The new facility will open with a capacity of 16GWh, increasing to 50GWh in line with market dynamics. The company says it will need around €1.6 billion of investment and will create more than 2,000 jobs, supporting more through the supply chain.

‘The number of new electric models available on the market has since risen to 175 in 2020 compared to 50 in 2018, with all experts in agreement that the battery-electric vehicle (BEV) market is set to explode over the new few years,’ the company stated.
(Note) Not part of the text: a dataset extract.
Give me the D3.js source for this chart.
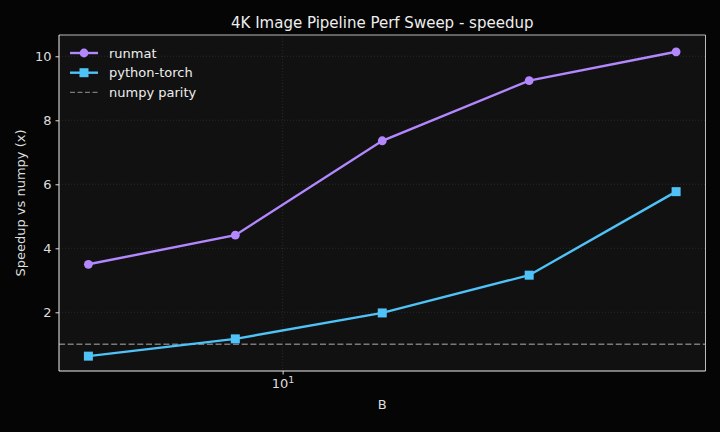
<!DOCTYPE html>
<html><head><meta charset="utf-8">
<script src="https://cdn.jsdelivr.net/npm/d3@7"></script>
<style>html,body{margin:0;padding:0;background:#050505;}svg{display:block;font-family:"DejaVu Sans",sans-serif;}</style>
</head><body>
<svg id="c" width="720" height="432"></svg>
<script>
const batchSizes = [4, 8, 16, 32, 64];
const runmat = [3.50, 4.41, 7.36, 9.24, 10.14];
const pythonTorch = [0.63, 1.17, 1.98, 3.16, 5.77];
const parity = 1;
const yTicks = [2, 4, 6, 8, 10];
const xTicks = [10];

const svg = d3.select("#c");
const W = 720, H = 432;
const m = {l: 59, r: 705.5, t: 35, b: 371};
svg.append("rect").attr("width", W).attr("height", H).attr("fill", "#050505");

const x = d3.scaleLog().domain([4 / Math.pow(2, 0.2), 64 * Math.pow(2, 0.2)]).range([m.l, m.r]);
const y = d3.scaleLinear().domain([0.166, 10.665]).range([m.b, m.t]);

svg.append("rect").attr("x", m.l).attr("y", m.t).attr("width", m.r - m.l).attr("height", m.b - m.t).attr("fill", "#111111");

// grid
const g = svg.append("g");
g.selectAll("line.gy").data(yTicks).join("line")
  .attr("x1", m.l).attr("x2", m.r).attr("y1", d => y(d)).attr("y2", d => y(d))
  .attr("stroke", "#2e2e2e").attr("stroke-width", 0.8).attr("stroke-dasharray", "1,2");
g.selectAll("line.gx").data(xTicks).join("line")
  .attr("y1", m.t).attr("y2", m.b).attr("x1", d => x(d)).attr("x2", d => x(d))
  .attr("stroke", "#2e2e2e").attr("stroke-width", 0.8).attr("stroke-dasharray", "1,2");

// parity line
svg.append("line").attr("x1", m.l).attr("x2", m.r).attr("y1", y(parity)).attr("y2", y(parity))
  .attr("stroke", "#7a7a7a").attr("stroke-width", 1.5).attr("stroke-dasharray", "6,2.7");

const line = d3.line().x((d, i) => x(batchSizes[i])).y(d => y(d));
const cRun = "#b388ff", cTorch = "#4fc3f7";
svg.append("path").datum(runmat).attr("d", line).attr("fill", "none").attr("stroke", cRun).attr("stroke-width", 2.4);
svg.selectAll("circle.r").data(runmat).join("circle")
  .attr("cx", (d, i) => x(batchSizes[i])).attr("cy", d => y(d)).attr("r", 4.4).attr("fill", cRun);
svg.append("path").datum(pythonTorch).attr("d", line).attr("fill", "none").attr("stroke", cTorch).attr("stroke-width", 2.4);
svg.selectAll("rect.t").data(pythonTorch).join("rect")
  .attr("x", (d, i) => x(batchSizes[i]) - 4.5).attr("y", d => y(d) - 4.5).attr("width", 9).attr("height", 9).attr("fill", cTorch);

// spines
svg.append("line").attr("x1", m.l).attr("x2", m.r).attr("y1", m.t).attr("y2", m.t).attr("stroke", "#bbbbbb").attr("stroke-width", 1);
svg.append("line").attr("x1", m.r).attr("x2", m.r).attr("y1", m.t).attr("y2", m.b).attr("stroke", "#bbbbbb").attr("stroke-width", 1);
svg.append("line").attr("x1", m.l).attr("x2", m.l).attr("y1", m.t).attr("y2", m.b).attr("stroke", "#f0f0f0").attr("stroke-width", 1);
svg.append("line").attr("x1", m.l).attr("x2", m.r).attr("y1", m.b).attr("y2", m.b).attr("stroke", "#f0f0f0").attr("stroke-width", 1);

// axes
const yAxis = svg.append("g").attr("transform", `translate(${m.l},0)`)
  .call(d3.axisLeft(y).tickValues(yTicks).tickSize(3.5).tickPadding(4).tickFormat(d3.format("d")));
yAxis.select(".domain").remove();
yAxis.selectAll("line").attr("stroke", "#dddddd");
yAxis.selectAll("text").attr("fill", "#dddddd").attr("font-size", 13).attr("font-family", "DejaVu Sans");

const xAxis = svg.append("g").attr("transform", `translate(0,${m.b})`)
  .call(d3.axisBottom(x).tickValues(xTicks).tickSize(3.5).tickPadding(4).tickFormat(() => ""));
xAxis.select(".domain").remove();
xAxis.selectAll("line").attr("stroke", "#dddddd");
xAxis.selectAll(".tick").each(function(d) {
  const t = d3.select(this).select("text").attr("fill", "#dddddd").attr("font-size", 13).attr("font-family", "DejaVu Sans").attr("dy", "0.71em");
  t.append("tspan").text("10");
  t.append("tspan").text(Math.round(Math.log10(d))).attr("font-size", 9.5).attr("dy", "-0.45em");
});

// labels
svg.append("text").attr("x", (m.l + m.r) / 2).attr("y", 409).attr("text-anchor", "middle")
  .attr("fill", "#dddddd").attr("font-size", 13).text("B");
svg.append("text").attr("transform", `translate(25,${(m.t + m.b) / 2}) rotate(-90)`).attr("text-anchor", "middle")
  .attr("fill", "#dddddd").attr("font-size", 13).text("Speedup vs numpy (x)");
svg.append("text").attr("x", (m.l + m.r) / 2).attr("y", 28).attr("text-anchor", "middle")
  .attr("fill", "#eeeeee").attr("font-size", 15).text("4K Image Pipeline Perf Sweep - speedup");

// legend
const legendItems = [
  {label: "runmat", color: cRun, type: "circle"},
  {label: "python-torch", color: cTorch, type: "square"},
  {label: "numpy parity", color: "#7a7a7a", type: "dash"}
];
const lg = svg.append("g");
legendItems.forEach((it, i) => {
  const yy = 53 + i * 19.7;
  if (it.type === "dash") {
    lg.append("line").attr("x1", 70).attr("x2", 98).attr("y1", yy).attr("y2", yy)
      .attr("stroke", it.color).attr("stroke-width", 1.3).attr("stroke-dasharray", "5,2.5");
  } else {
    lg.append("line").attr("x1", 70).attr("x2", 98).attr("y1", yy).attr("y2", yy)
      .attr("stroke", it.color).attr("stroke-width", 2.4);
    if (it.type === "circle") lg.append("circle").attr("cx", 84).attr("cy", yy).attr("r", 4.4).attr("fill", it.color);
    else lg.append("rect").attr("x", 79.5).attr("y", yy - 4.5).attr("width", 9).attr("height", 9).attr("fill", it.color);
  }
  lg.append("text").attr("x", 109).attr("y", yy).attr("dy", "0.35em").attr("fill", "#eeeeee").attr("font-size", 13).text(it.label);
});
</script>
</body></html>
‘Against this backdrop, projects to build battery-cell gigafactories are thriving in Europe. For the southern European market, a dynamic market assumption based specifically on the gradual ban of petrol-car sales, puts the electric market share at 60% by 2030, representing 170GWh for this region alone. Yet, only one project using disruptive technology has emerged in the sub-region at this stage. Therefore, there is room for other capacity-generating projects.’

Growing need

The two stories highlight how important battery-production in Europe is to the automotive industry. Currently, many carmakers rely on imports of batteries from Asia, a process which not only takes longer but also increases the carbon footprint of a vehicle due to how units have to be shipped.

Northvolt and Verkor are joined by Tesla, CATL and Britishvolt in establishing gigafactories in Europe, as the automotive industry looks to rid itself of reliance on production facilities in China and Korea, and take more control over the supply of units, allowing them to increase the production of EVs as consumer demand grows.

Government support is also critical, as is the case with Northvolt’s investment. Germany has long been reliant on diesel technology, with its automotive industry synonymous with the engine first developed in the country. However, the Dieselgate scandal has obliterated the market across Europe. In 2016, the technology enjoyed a 49% share of the market, whereas last year this had dropped to 30.5%. With a need to reduce CO2 emissions across fleets, low and zero-carbon technologies are at the forefront of many carmakers research and development projects.

The Welsh Government has also been involved in helping Britishvolt find a location for the UK’s first gigafactory, as the country looks to capitalise on EV technology to promote its research and production ambitions in the wake of Brexit.

‘Fail, and we fall behind, other countries will step in and take leadership, just as China has done on a global scale,’ commented Orral Nadjari, founder and CEO of Britishvolt. ‘We will have to rely on imported technology to fulfil our future ambitions, which could be even more unenviable post-Brexit. Imagine if Britain had missed out on the first industrial revolution? I believe that this would be an opportunity missed on that scale. We at Britishvolt know that this is impossible without the right investment and government funding.’